▶ Source data:
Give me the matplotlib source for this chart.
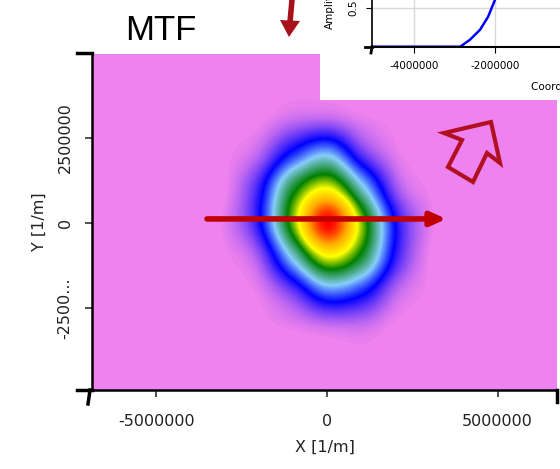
import numpy as np
import matplotlib.pyplot as plt
from matplotlib.colors import LinearSegmentedColormap
from matplotlib.patches import Rectangle, Polygon

# MTF samples on a 1e6 grid (rows y=+4..-4, cols x=-4..4)
grid_x = np.arange(-4, 5) * 1e6
grid_y = np.arange(4, -5, -1) * 1e6
mtf = np.array([
    [0, 0, 0, 0, 0, 0, 0, 0, 0],
    [0, 0, 0, 0.03, 0.04, 0.01, 0, 0, 0],
    [0, 0, 0.04, 0.19, 0.29, 0.10, 0.01, 0, 0],
    [0, 0, 0.13, 0.45, 0.62, 0.33, 0.06, 0, 0],
    [0, 0.01, 0.15, 0.55, 1.00, 0.55, 0.15, 0.01, 0],
    [0, 0, 0.06, 0.33, 0.62, 0.45, 0.13, 0, 0],
    [0, 0, 0.01, 0.10, 0.25, 0.19, 0.04, 0, 0],
    [0, 0, 0, 0.01, 0.03, 0.03, 0, 0, 0],
    [0, 0, 0, 0, 0, 0, 0, 0, 0],
])

# cross-section shown in the (cut off) inset
cut_x = [-5.04e6, -3.5e6, -2.86e6, -2.62e6, -2.37e6, -2.17e6, -2.0e6, -1.8e6, -1.6e6]
cut_amp = [0, 0, 0, 0.09, 0.22, 0.39, 0.61, 0.85, 1.0]

x_ticks = [-5e6, 0, 5e6]
x_ticklabels = ['-5000000', '0', '5000000']
y_ticks = [-2.5e6, 0, 2.5e6]
y_ticklabels = ['-2500...', '0', '2500000']

W, H = 560, 469
violet = '#EE82EE'
cmap = LinearSegmentedColormap.from_list('mtf', [
    (0.0, violet), (0.16, '#0000FF'), (0.3, '#87CEFA'), (0.48, '#008000'),
    (0.62, '#FFFF00'), (0.8, '#FFA500'), (1.0, '#FF0000')])

fig = plt.figure(figsize=(W / 100, H / 100), dpi=100)


def fx(px):
    return px / W


def fy(py):
    return 1 - py / H


ax = fig.add_axes([fx(92), fy(390), fx(557) - fx(92), fy(54) - fy(390)])
ax.set_facecolor(violet)
dx = grid_x[1] - grid_x[0]
ax.imshow(mtf, cmap=cmap, vmin=0, vmax=1, interpolation='catrom', interpolation_stage='data',
          extent=[grid_x[0] - dx / 2, grid_x[-1] + dx / 2, grid_y[-1] - dx / 2, grid_y[0] + dx / 2],
          aspect='auto')
ax.set_xlim(-6.89e6, 6.74e6)
ax.set_ylim(-4.91e6, 4.97e6)
ax.set_xticks(x_ticks, x_ticklabels)
ax.set_yticks(y_ticks, y_ticklabels)
for lab in ax.get_yticklabels():
    lab.set_rotation(90)
    lab.set_va('center')
ax.tick_params(length=5, width=1.2, color='#333333', labelsize=11.5, labelcolor='#222222')
ax.tick_params(axis='x', pad=12)
ax.tick_params(axis='y', pad=9)
for s in ['top', 'right']:
    ax.spines[s].set_visible(False)
for s in ['left', 'bottom']:
    ax.spines[s].set_linewidth(1.8)
ax.set_xlabel('X [1/m]', fontsize=11.5, color='#222222', labelpad=8)
ax.set_ylabel('Y [1/m]', fontsize=11.5, color='#222222', labelpad=8)

# red cut line arrow
ax.annotate('', xy=(3.5e6, 0.12e6), xytext=(-3.52e6, 0.12e6),
            arrowprops=dict(arrowstyle='-|>,head_length=0.9,head_width=0.4',
                            color='#C00000', lw=4, shrinkA=0, shrinkB=0))

# axis end caps
caps = [((77, 53), (92, 53)), ((77, 390), (92, 390)), ((90, 390), (88, 404)),
        ((557, 390), (557, 402))]
for (x0, y0), (x1, y1) in caps:
    fig.add_artist(plt.Line2D([fx(x0), fx(x1)], [fy(y0), fy(y1)], color='black', lw=2.5))

# white panel of the overlapping inset
fig.add_artist(Rectangle((fx(320), fy(100)), 1 - fx(320), 1 - fy(100),
                         transform=fig.transFigure, facecolor='white', edgecolor='none', zorder=1))

ins = fig.add_axes([fx(372), fy(46.7), fx(780) - fx(372), 81 / H], zorder=2)
ins.plot(cut_x, cut_amp, color='#0000FF', lw=1.8)
ins.set_xlim(-5.04e6, 5.04e6)
ins.set_ylim(0, 1.05)
ins.set_xticks([-4e6, -2e6, 0, 2e6, 4e6], ['-4000000', '-2000000', '0', '2000000', '4000000'])
ins.set_yticks([0, 0.5, 1.0], ['', '0.5', ''])
for lab in ins.get_yticklabels():
    lab.set_rotation(90)
    lab.set_va('center')
ins.grid(color='#D9D9D9', lw=1)
ins.tick_params(length=4, labelsize=7.5, pad=6)
for s in ['top', 'right']:
    ins.spines[s].set_visible(False)
ins.spines['left'].set_linewidth(1.2)
ins.spines['bottom'].set_linewidth(1.5)
ins.set_xlabel('Coordinate [1/m]', fontsize=7.5, labelpad=8)
ins.xaxis.set_label_coords(0.5, -0.42)
ins.set_ylabel('Amplitude', fontsize=7.5)
ins.yaxis.set_label_coords(-0.09, 0.55)
fig.add_artist(plt.Line2D([fx(365), fx(372)], [fy(46.7), fy(46.7)], color='black', lw=2, zorder=3))
fig.add_artist(plt.Line2D([fx(372), fx(371)], [fy(46.7), fy(53)], color='black', lw=2, zorder=3))

# title and pointer arrows
fig.text(fx(125), fy(40), 'MTF', fontsize=25, family='Liberation Sans', va='baseline')
fig.add_artist(plt.Line2D([fx(292), fx(290)], [fy(0), fy(22)], color='#A8101C', lw=4))
fig.add_artist(Polygon([(fx(280), fy(20)), (fx(300), fy(21)), (fx(289), fy(37))],
                       closed=True, facecolor='#A8101C', edgecolor='none'))
outline = [(491, 122), (500, 163), (487, 153), (473, 182), (448, 167), (462, 140), (444, 133)]
fig.add_artist(Polygon([(fx(a), fy(b)) for a, b in outline], closed=True, fill=False,
                       edgecolor='#B01020', lw=3, joinstyle='miter'))

fig.savefig('out.png', dpi=100)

▶ What you are asked to do: Reproduce the full material exactly, excluding the pictures.

▶ Response:
Give me the matplotlib source for this chart.
import numpy as np
import matplotlib.pyplot as plt
from matplotlib.colors import LinearSegmentedColormap
from matplotlib.patches import Rectangle, Polygon

# MTF samples on a 1e6 grid (rows y=+4..-4, cols x=-4..4)
grid_x = np.arange(-4, 5) * 1e6
grid_y = np.arange(4, -5, -1) * 1e6
mtf = np.array([
    [0, 0, 0, 0, 0, 0, 0, 0, 0],
    [0, 0, 0, 0.03, 0.04, 0.01, 0, 0, 0],
    [0, 0, 0.04, 0.19, 0.29, 0.10, 0.01, 0, 0],
    [0, 0, 0.13, 0.45, 0.62, 0.33, 0.06, 0, 0],
    [0, 0.01, 0.15, 0.55, 1.00, 0.55, 0.15, 0.01, 0],
    [0, 0, 0.06, 0.33, 0.62, 0.45, 0.13, 0, 0],
    [0, 0, 0.01, 0.10, 0.25, 0.19, 0.04, 0, 0],
    [0, 0, 0, 0.01, 0.03, 0.03, 0, 0, 0],
    [0, 0, 0, 0, 0, 0, 0, 0, 0],
])

# cross-section shown in the (cut off) inset
cut_x = [-5.04e6, -3.5e6, -2.86e6, -2.62e6, -2.37e6, -2.17e6, -2.0e6, -1.8e6, -1.6e6]
cut_amp = [0, 0, 0, 0.09, 0.22, 0.39, 0.61, 0.85, 1.0]

x_ticks = [-5e6, 0, 5e6]
x_ticklabels = ['-5000000', '0', '5000000']
y_ticks = [-2.5e6, 0, 2.5e6]
y_ticklabels = ['-2500...', '0', '2500000']

W, H = 560, 469
violet = '#EE82EE'
cmap = LinearSegmentedColormap.from_list('mtf', [
    (0.0, violet), (0.16, '#0000FF'), (0.3, '#87CEFA'), (0.48, '#008000'),
    (0.62, '#FFFF00'), (0.8, '#FFA500'), (1.0, '#FF0000')])

fig = plt.figure(figsize=(W / 100, H / 100), dpi=100)


def fx(px):
    return px / W


def fy(py):
    return 1 - py / H


ax = fig.add_axes([fx(92), fy(390), fx(557) - fx(92), fy(54) - fy(390)])
ax.set_facecolor(violet)
dx = grid_x[1] - grid_x[0]
ax.imshow(mtf, cmap=cmap, vmin=0, vmax=1, interpolation='catrom', interpolation_stage='data',
          extent=[grid_x[0] - dx / 2, grid_x[-1] + dx / 2, grid_y[-1] - dx / 2, grid_y[0] + dx / 2],
          aspect='auto')
ax.set_xlim(-6.89e6, 6.74e6)
ax.set_ylim(-4.91e6, 4.97e6)
ax.set_xticks(x_ticks, x_ticklabels)
ax.set_yticks(y_ticks, y_ticklabels)
for lab in ax.get_yticklabels():
    lab.set_rotation(90)
    lab.set_va('center')
ax.tick_params(length=5, width=1.2, color='#333333', labelsize=11.5, labelcolor='#222222')
ax.tick_params(axis='x', pad=12)
ax.tick_params(axis='y', pad=9)
for s in ['top', 'right']:
    ax.spines[s].set_visible(False)
for s in ['left', 'bottom']:
    ax.spines[s].set_linewidth(1.8)
ax.set_xlabel('X [1/m]', fontsize=11.5, color='#222222', labelpad=8)
ax.set_ylabel('Y [1/m]', fontsize=11.5, color='#222222', labelpad=8)

# red cut line arrow
ax.annotate('', xy=(3.5e6, 0.12e6), xytext=(-3.52e6, 0.12e6),
            arrowprops=dict(arrowstyle='-|>,head_length=0.9,head_width=0.4',
                            color='#C00000', lw=4, shrinkA=0, shrinkB=0))

# axis end caps
caps = [((77, 53), (92, 53)), ((77, 390), (92, 390)), ((90, 390), (88, 404)),
        ((557, 390), (557, 402))]
for (x0, y0), (x1, y1) in caps:
    fig.add_artist(plt.Line2D([fx(x0), fx(x1)], [fy(y0), fy(y1)], color='black', lw=2.5))

# white panel of the overlapping inset
fig.add_artist(Rectangle((fx(320), fy(100)), 1 - fx(320), 1 - fy(100),
                         transform=fig.transFigure, facecolor='white', edgecolor='none', zorder=1))

ins = fig.add_axes([fx(372), fy(46.7), fx(780) - fx(372), 81 / H], zorder=2)
ins.plot(cut_x, cut_amp, color='#0000FF', lw=1.8)
ins.set_xlim(-5.04e6, 5.04e6)
ins.set_ylim(0, 1.05)
ins.set_xticks([-4e6, -2e6, 0, 2e6, 4e6], ['-4000000', '-2000000', '0', '2000000', '4000000'])
ins.set_yticks([0, 0.5, 1.0], ['', '0.5', ''])
for lab in ins.get_yticklabels():
    lab.set_rotation(90)
    lab.set_va('center')
ins.grid(color='#D9D9D9', lw=1)
ins.tick_params(length=4, labelsize=7.5, pad=6)
for s in ['top', 'right']:
    ins.spines[s].set_visible(False)
ins.spines['left'].set_linewidth(1.2)
ins.spines['bottom'].set_linewidth(1.5)
ins.set_xlabel('Coordinate [1/m]', fontsize=7.5, labelpad=8)
ins.xaxis.set_label_coords(0.5, -0.42)
ins.set_ylabel('Amplitude', fontsize=7.5)
ins.yaxis.set_label_coords(-0.09, 0.55)
fig.add_artist(plt.Line2D([fx(365), fx(372)], [fy(46.7), fy(46.7)], color='black', lw=2, zorder=3))
fig.add_artist(plt.Line2D([fx(372), fx(371)], [fy(46.7), fy(53)], color='black', lw=2, zorder=3))

# title and pointer arrows
fig.text(fx(125), fy(40), 'MTF', fontsize=25, family='Liberation Sans', va='baseline')
fig.add_artist(plt.Line2D([fx(292), fx(290)], [fy(0), fy(22)], color='#A8101C', lw=4))
fig.add_artist(Polygon([(fx(280), fy(20)), (fx(300), fy(21)), (fx(289), fy(37))],
                       closed=True, facecolor='#A8101C', edgecolor='none'))
outline = [(491, 122), (500, 163), (487, 153), (473, 182), (448, 167), (462, 140), (444, 133)]
fig.add_artist(Polygon([(fx(a), fy(b)) for a, b in outline], closed=True, fill=False,
                       edgecolor='#B01020', lw=3, joinstyle='miter'))

fig.savefig('out.png', dpi=100)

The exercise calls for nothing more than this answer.